With that in mind, the co-op’s legal team is already working to get that decision reversed. “I’ve been advised by counsel that they’re going to try to get a specific damage demand, then take that to Fannie Mae, along with the fact that the co-op has a $50 million umbrella policy,” says board president Forte. “Whatever happens, we’re sufficiently insured.”
Many of those involved attribute Caton Towers’s woes to the close adherence to the letter of the law that Fannie Mae and Freddie Mac have practiced since they were placed under government conservatorship in 2008, during the subprime mortgage crisis and ensuing financial meltdown. Wilson, the Fannie Mae spokesman, says reality is not so simple.

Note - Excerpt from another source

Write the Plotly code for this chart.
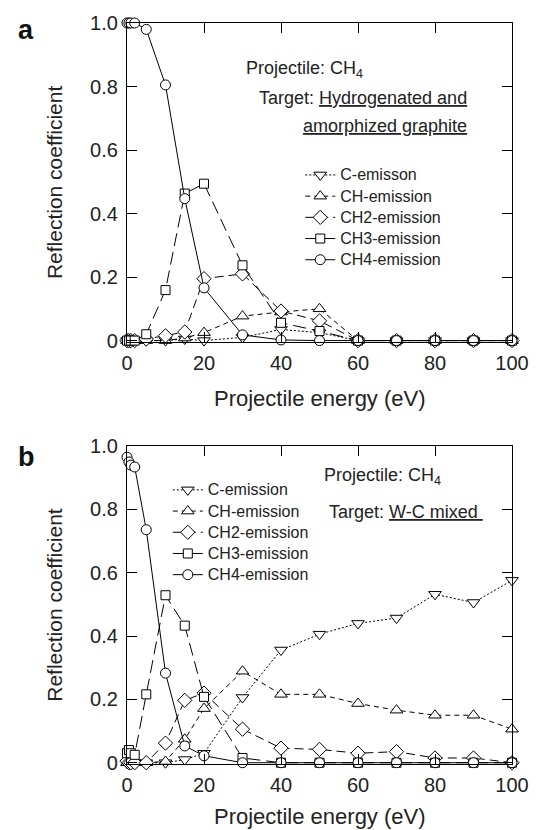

“Yes, across the board, everyone in the mortgage industry has taken a look at their rules and statutes since 2008,” he says. “But I don’t think the Caton Towers case is part of that. Our guidelines used to say that if a building was in litigation, that was it; the loan wouldn’t be eligible for sale to Fannie Mae. Now, if the litigation is a minor matter, the loan is still eligible. We want to give the lender the leeway. We don’t want minor issues to impede loans being sold to Fannie Mae.”
Meanwhile, as the co-op’s attorneys work to get the litigation reclassified as “minor,” bringing Fannie Mae back into play and reviving the co-op’s stalled sales market, the three lawsuits continue their long grind through the machinery of the court system.